- Exercise
Repeat the listing word for word. No pictures belong in the copy.

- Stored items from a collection

-----

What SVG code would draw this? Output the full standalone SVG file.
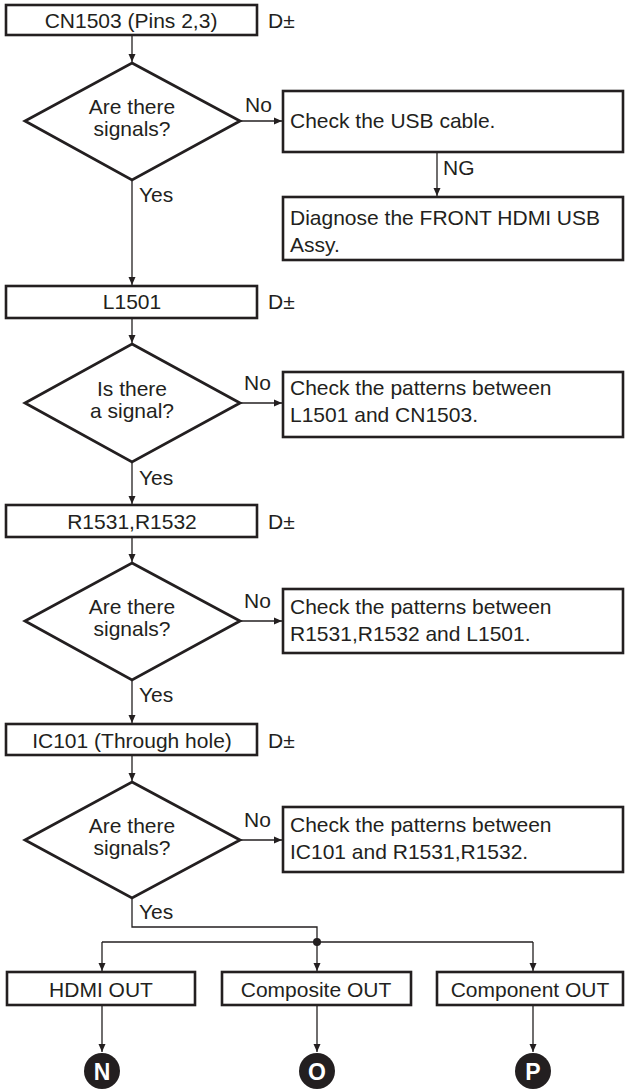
<svg xmlns="http://www.w3.org/2000/svg" width="625" height="1092" viewBox="0 0 625 1092">
<style>
.box{fill:#fff;stroke:#231f20;stroke-width:2.6}
.dia{fill:#fff;stroke:#231f20;stroke-width:2.8;stroke-linejoin:miter}
.ln{fill:none;stroke:#231f20;stroke-width:1.3}
.t{font-family:"Liberation Sans",Arial,sans-serif;font-size:21px;fill:#231f20}
.c{text-anchor:middle}
.lt{font-family:"Liberation Sans",Arial,sans-serif;font-size:23px;fill:#fff;font-weight:bold;text-anchor:middle}
</style>
<defs>
<marker id="ah" markerUnits="userSpaceOnUse" markerWidth="8" markerHeight="12" viewBox="0 0 8 12" refX="8" refY="6" orient="auto">
<path d="M0,2.5 L8,6 L0,9.5 Z" fill="#231f20"/>
</marker>
</defs>
<rect width="625" height="1092" fill="#fff"/>
<g id="connectors">
<line class="ln" x1="132" y1="35" x2="132" y2="62" marker-end="url(#ah)"/>
<line class="ln" x1="240" y1="121" x2="282" y2="121" marker-end="url(#ah)"/>
<line class="ln" x1="437" y1="152" x2="437" y2="196" marker-end="url(#ah)"/>
<line class="ln" x1="132" y1="180" x2="132" y2="285" marker-end="url(#ah)"/>
<line class="ln" x1="132" y1="318" x2="132" y2="343" marker-end="url(#ah)"/>
<line class="ln" x1="240" y1="403" x2="282" y2="403" marker-end="url(#ah)"/>
<line class="ln" x1="132" y1="462" x2="132" y2="504" marker-end="url(#ah)"/>
<line class="ln" x1="132" y1="537" x2="132" y2="562" marker-end="url(#ah)"/>
<line class="ln" x1="240" y1="621" x2="282" y2="621" marker-end="url(#ah)"/>
<line class="ln" x1="132" y1="680" x2="132" y2="723" marker-end="url(#ah)"/>
<line class="ln" x1="132" y1="755" x2="132" y2="781" marker-end="url(#ah)"/>
<line class="ln" x1="240" y1="840" x2="282" y2="840" marker-end="url(#ah)"/>
<polyline class="ln" points="132,898 132,927 317,927 317,942"/>
<line class="ln" x1="102" y1="942" x2="533" y2="942"/>
<line class="ln" x1="102" y1="942" x2="102" y2="971" marker-end="url(#ah)"/>
<line class="ln" x1="317" y1="942" x2="317" y2="971" marker-end="url(#ah)"/>
<line class="ln" x1="533" y1="942" x2="533" y2="971" marker-end="url(#ah)"/>
<circle cx="317" cy="942" r="4" fill="#231f20"/>
<line class="ln" x1="102" y1="1005" x2="102" y2="1052" marker-end="url(#ah)"/>
<line class="ln" x1="317" y1="1005" x2="317" y2="1052" marker-end="url(#ah)"/>
<line class="ln" x1="533" y1="1005" x2="533" y2="1052" marker-end="url(#ah)"/>
<text class="t" x="245" y="112">No</text>
<text class="t" x="443" y="175">NG</text>
<text class="t" x="139" y="202">Yes</text>
<text class="t" x="244" y="390">No</text>
<text class="t" x="139" y="485">Yes</text>
<text class="t" x="244" y="608">No</text>
<text class="t" x="139" y="702">Yes</text>
<text class="t" x="244" y="827">No</text>
<text class="t" x="139" y="919">Yes</text>
</g>
<g id="n-cn1503">
<rect class="box" x="6" y="5" width="251" height="30"/>
<text class="t c" x="131" y="28">CN1503 (Pins 2,3)</text>
<text class="t" x="268" y="28">D±</text>
</g>
<g id="d1">
<polygon class="dia" points="132,63 240,121 132,180 25,121"/>
<text class="t c" x="132" y="114">Are there</text>
<text class="t c" x="132" y="136">signals?</text>
</g>
<g id="n-usb">
<rect class="box" x="283" y="91" width="340" height="61"/>
<text class="t" x="290" y="128">Check the USB cable.</text>
</g>
<g id="n-diag">
<rect class="box" x="283" y="197" width="340" height="63"/>
<text class="t" x="290" y="225">Diagnose the FRONT HDMI USB</text>
<text class="t" x="290" y="252">Assy.</text>
</g>
<g id="n-l1501">
<rect class="box" x="6" y="286" width="251" height="32"/>
<text class="t c" x="132" y="309">L1501</text>
<text class="t" x="268" y="309">D±</text>
</g>
<g id="d2">
<polygon class="dia" points="132,344 240,403 132,462 25,403"/>
<text class="t c" x="132" y="396">Is there</text>
<text class="t c" x="132" y="418">a signal?</text>
</g>
<g id="n-chk2">
<rect class="box" x="283" y="372" width="340" height="65"/>
<text class="t" x="290" y="395">Check the patterns between</text>
<text class="t" x="290" y="422">L1501 and CN1503.</text>
</g>
<g id="n-r1531">
<rect class="box" x="6" y="505" width="251" height="32"/>
<text class="t c" x="132" y="529">R1531,R1532</text>
<text class="t" x="268" y="529">D±</text>
</g>
<g id="d3">
<polygon class="dia" points="132,563 240,621 132,680 25,621"/>
<text class="t c" x="132" y="614">Are there</text>
<text class="t c" x="132" y="636">signals?</text>
</g>
<g id="n-chk3">
<rect class="box" x="283" y="589" width="340" height="64"/>
<text class="t" x="290" y="614">Check the patterns between</text>
<text class="t" x="290" y="641">R1531,R1532 and L1501.</text>
</g>
<g id="n-ic101">
<rect class="box" x="6" y="724" width="251" height="31"/>
<text class="t c" x="132" y="748">IC101 (Through hole)</text>
<text class="t" x="268" y="748">D±</text>
</g>
<g id="d4">
<polygon class="dia" points="132,782 240,840 132,898 25,840"/>
<text class="t c" x="132" y="833">Are there</text>
<text class="t c" x="132" y="855">signals?</text>
</g>
<g id="n-chk4">
<rect class="box" x="283" y="807" width="340" height="65"/>
<text class="t" x="290" y="832">Check the patterns between</text>
<text class="t" x="290" y="859">IC101 and R1531,R1532.</text>
</g>
<g id="n-hdmi">
<rect class="box" x="7" y="972" width="188" height="33"/>
<text class="t c" x="101" y="997">HDMI OUT</text>
</g>
<g id="n-comp">
<rect class="box" x="222" y="972" width="189" height="33"/>
<text class="t c" x="316" y="997">Composite OUT</text>
</g>
<g id="n-compo">
<rect class="box" x="437" y="972" width="186" height="33"/>
<text class="t c" x="530" y="997">Component OUT</text>
</g>
<g id="c-n">
<circle cx="102" cy="1071" r="18" fill="#231f20"/>
<text class="lt" x="102" y="1079.5">N</text>
</g>
<g id="c-o">
<circle cx="317" cy="1071" r="18" fill="#231f20"/>
<text class="lt" x="317" y="1079.5">O</text>
</g>
<g id="c-p">
<circle cx="533" cy="1071" r="18" fill="#231f20"/>
<text class="lt" x="533" y="1079.5">P</text>
</g>
</svg>
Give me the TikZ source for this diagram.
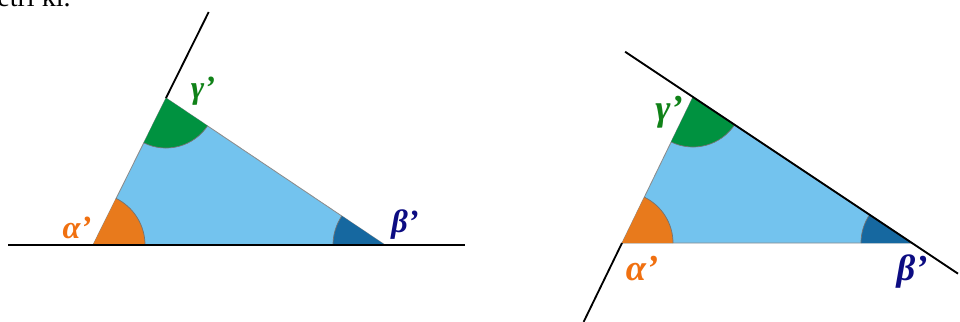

-----

- In response
What SVG code would draw this? Output the full standalone SVG file.
<svg xmlns="http://www.w3.org/2000/svg" width="625" height="1092" viewBox="0 0 625 1092">
<style>
.box{fill:#fff;stroke:#231f20;stroke-width:2.6}
.dia{fill:#fff;stroke:#231f20;stroke-width:2.8;stroke-linejoin:miter}
.ln{fill:none;stroke:#231f20;stroke-width:1.3}
.t{font-family:"Liberation Sans",Arial,sans-serif;font-size:21px;fill:#231f20}
.c{text-anchor:middle}
.lt{font-family:"Liberation Sans",Arial,sans-serif;font-size:23px;fill:#fff;font-weight:bold;text-anchor:middle}
</style>
<defs>
<marker id="ah" markerUnits="userSpaceOnUse" markerWidth="8" markerHeight="12" viewBox="0 0 8 12" refX="8" refY="6" orient="auto">
<path d="M0,2.5 L8,6 L0,9.5 Z" fill="#231f20"/>
</marker>
</defs>
<rect width="625" height="1092" fill="#fff"/>
<g id="connectors">
<line class="ln" x1="132" y1="35" x2="132" y2="62" marker-end="url(#ah)"/>
<line class="ln" x1="240" y1="121" x2="282" y2="121" marker-end="url(#ah)"/>
<line class="ln" x1="437" y1="152" x2="437" y2="196" marker-end="url(#ah)"/>
<line class="ln" x1="132" y1="180" x2="132" y2="285" marker-end="url(#ah)"/>
<line class="ln" x1="132" y1="318" x2="132" y2="343" marker-end="url(#ah)"/>
<line class="ln" x1="240" y1="403" x2="282" y2="403" marker-end="url(#ah)"/>
<line class="ln" x1="132" y1="462" x2="132" y2="504" marker-end="url(#ah)"/>
<line class="ln" x1="132" y1="537" x2="132" y2="562" marker-end="url(#ah)"/>
<line class="ln" x1="240" y1="621" x2="282" y2="621" marker-end="url(#ah)"/>
<line class="ln" x1="132" y1="680" x2="132" y2="723" marker-end="url(#ah)"/>
<line class="ln" x1="132" y1="755" x2="132" y2="781" marker-end="url(#ah)"/>
<line class="ln" x1="240" y1="840" x2="282" y2="840" marker-end="url(#ah)"/>
<polyline class="ln" points="132,898 132,927 317,927 317,942"/>
<line class="ln" x1="102" y1="942" x2="533" y2="942"/>
<line class="ln" x1="102" y1="942" x2="102" y2="971" marker-end="url(#ah)"/>
<line class="ln" x1="317" y1="942" x2="317" y2="971" marker-end="url(#ah)"/>
<line class="ln" x1="533" y1="942" x2="533" y2="971" marker-end="url(#ah)"/>
<circle cx="317" cy="942" r="4" fill="#231f20"/>
<line class="ln" x1="102" y1="1005" x2="102" y2="1052" marker-end="url(#ah)"/>
<line class="ln" x1="317" y1="1005" x2="317" y2="1052" marker-end="url(#ah)"/>
<line class="ln" x1="533" y1="1005" x2="533" y2="1052" marker-end="url(#ah)"/>
<text class="t" x="245" y="112">No</text>
<text class="t" x="443" y="175">NG</text>
<text class="t" x="139" y="202">Yes</text>
<text class="t" x="244" y="390">No</text>
<text class="t" x="139" y="485">Yes</text>
<text class="t" x="244" y="608">No</text>
<text class="t" x="139" y="702">Yes</text>
<text class="t" x="244" y="827">No</text>
<text class="t" x="139" y="919">Yes</text>
</g>
<g id="n-cn1503">
<rect class="box" x="6" y="5" width="251" height="30"/>
<text class="t c" x="131" y="28">CN1503 (Pins 2,3)</text>
<text class="t" x="268" y="28">D±</text>
</g>
<g id="d1">
<polygon class="dia" points="132,63 240,121 132,180 25,121"/>
<text class="t c" x="132" y="114">Are there</text>
<text class="t c" x="132" y="136">signals?</text>
</g>
<g id="n-usb">
<rect class="box" x="283" y="91" width="340" height="61"/>
<text class="t" x="290" y="128">Check the USB cable.</text>
</g>
<g id="n-diag">
<rect class="box" x="283" y="197" width="340" height="63"/>
<text class="t" x="290" y="225">Diagnose the FRONT HDMI USB</text>
<text class="t" x="290" y="252">Assy.</text>
</g>
<g id="n-l1501">
<rect class="box" x="6" y="286" width="251" height="32"/>
<text class="t c" x="132" y="309">L1501</text>
<text class="t" x="268" y="309">D±</text>
</g>
<g id="d2">
<polygon class="dia" points="132,344 240,403 132,462 25,403"/>
<text class="t c" x="132" y="396">Is there</text>
<text class="t c" x="132" y="418">a signal?</text>
</g>
<g id="n-chk2">
<rect class="box" x="283" y="372" width="340" height="65"/>
<text class="t" x="290" y="395">Check the patterns between</text>
<text class="t" x="290" y="422">L1501 and CN1503.</text>
</g>
<g id="n-r1531">
<rect class="box" x="6" y="505" width="251" height="32"/>
<text class="t c" x="132" y="529">R1531,R1532</text>
<text class="t" x="268" y="529">D±</text>
</g>
<g id="d3">
<polygon class="dia" points="132,563 240,621 132,680 25,621"/>
<text class="t c" x="132" y="614">Are there</text>
<text class="t c" x="132" y="636">signals?</text>
</g>
<g id="n-chk3">
<rect class="box" x="283" y="589" width="340" height="64"/>
<text class="t" x="290" y="614">Check the patterns between</text>
<text class="t" x="290" y="641">R1531,R1532 and L1501.</text>
</g>
<g id="n-ic101">
<rect class="box" x="6" y="724" width="251" height="31"/>
<text class="t c" x="132" y="748">IC101 (Through hole)</text>
<text class="t" x="268" y="748">D±</text>
</g>
<g id="d4">
<polygon class="dia" points="132,782 240,840 132,898 25,840"/>
<text class="t c" x="132" y="833">Are there</text>
<text class="t c" x="132" y="855">signals?</text>
</g>
<g id="n-chk4">
<rect class="box" x="283" y="807" width="340" height="65"/>
<text class="t" x="290" y="832">Check the patterns between</text>
<text class="t" x="290" y="859">IC101 and R1531,R1532.</text>
</g>
<g id="n-hdmi">
<rect class="box" x="7" y="972" width="188" height="33"/>
<text class="t c" x="101" y="997">HDMI OUT</text>
</g>
<g id="n-comp">
<rect class="box" x="222" y="972" width="189" height="33"/>
<text class="t c" x="316" y="997">Composite OUT</text>
</g>
<g id="n-compo">
<rect class="box" x="437" y="972" width="186" height="33"/>
<text class="t c" x="530" y="997">Component OUT</text>
</g>
<g id="c-n">
<circle cx="102" cy="1071" r="18" fill="#231f20"/>
<text class="lt" x="102" y="1079.5">N</text>
</g>
<g id="c-o">
<circle cx="317" cy="1071" r="18" fill="#231f20"/>
<text class="lt" x="317" y="1079.5">O</text>
</g>
<g id="c-p">
<circle cx="533" cy="1071" r="18" fill="#231f20"/>
<text class="lt" x="533" y="1079.5">P</text>
</g>
</svg>
Give me the TikZ source for this diagram.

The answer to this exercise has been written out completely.